Do you rate the gameplay elements of your game? If you don't, you should!

By gameplay elements, I mean things like:

Relationships
Harvesting
Home Decorating
Island Design
Random Encounters
Fishing
Visiting Islands

Those are some of the gameplay elements of Animal Crossing.
Think of some of the games you consider comps--games that are similar enough that you mentally use them as reference.

Make a table in your favorite editor (Word, Google Docs, whatever).

Across the top, list all of the relevant gameplay elements.
In the first column, list the comps first and then your game.

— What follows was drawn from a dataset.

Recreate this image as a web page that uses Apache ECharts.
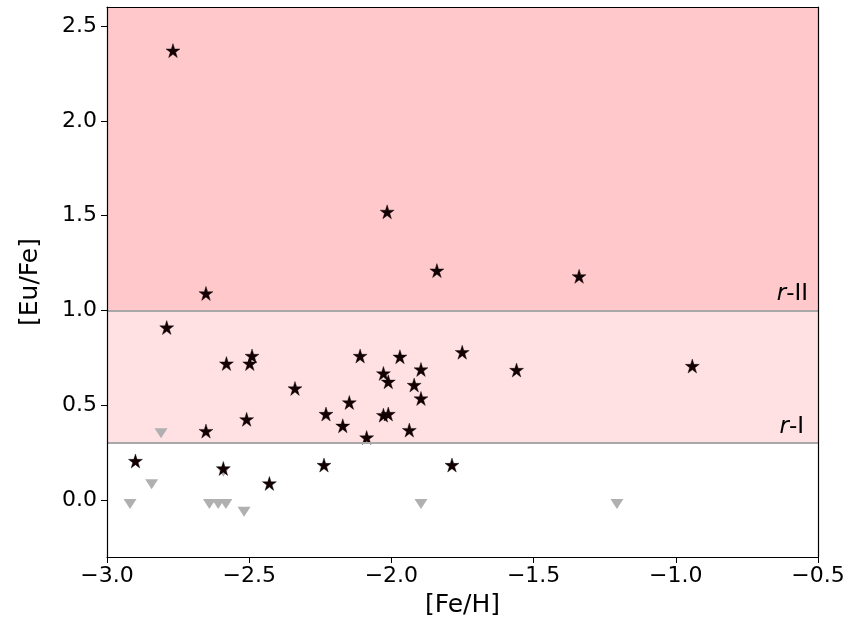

Starting with the first comp, rate the percentage of player time spent in the gameplay element, so that it all adds up to 100%. There's a bit of complexity here I'll circle back around to.
It's an interesting exercise in itself, just thinking through how each comp uses the element. Make notes of any ideas that come up, of course.

Now you're done with the comps and looking at the line with your own game on it. That's a special moment full of promise for you!
Think through rating the percentage of each gameplay element for your game. This is one of the most important decisions you can make as a designer--how is the player spending her time?

You're deciding what matters the most in your game.
This table is a living design document now. When folks on the team (or just you) have scheduled playtest sessions (you have those... right?), ask them to track how much time they spend in each element. Are the elements you want to be major time sinks not panning out? Why is that?
Ask your team (or alpha testers) to rate each gameplay element for FUN. Does that match up with where you rated they should be spending the most time?

This brings up the bit of complexity I mentioned at the start. Some players dislike side elements and don't play them.
And some games are intentionally multi-element and element-agnostic. Free Realms is an example. While I rated specific percentages for things like Socializing and Shopping, I knew my ratings for all the jobs/minigames was a demographics guess and NOT me making a design choice.
The game was very intentionally designed so that you could focus on any job at any time in a free-form environment. This situation only applies if the elements are genuinely equal in terms of presence in the world, potential play time, level cap, etc.
As you become more familiar and comfortable with the concept, this gameplay element rating table becomes a powerful tool you'll refer back to during the entire dev cycle. You'll even use it after launch if you wire analytics to tell you what players are ACTUALLY spending time on.
Everyone who's worked on a game that was a "genre plus X" game knows that a lot of players don't give a crap about the X. I'm talking about "it's a shooter but you can also craft new guns." Some players will get super into crafting, and some do the bare minimum to finish.
I'm talking about playstyles here. It's often worth the effort--once you're familiar with using the table--to take the time and define your game's playstyles. For example, Explorer is a major playstyle for open world games. How does Explorer map to each game element?
Diving from top-level generic playstyle game element ratings all the way down through each distinct playstyle generates an enormous amount of core decision-making around the player experience. This is the heart of your game, in a table.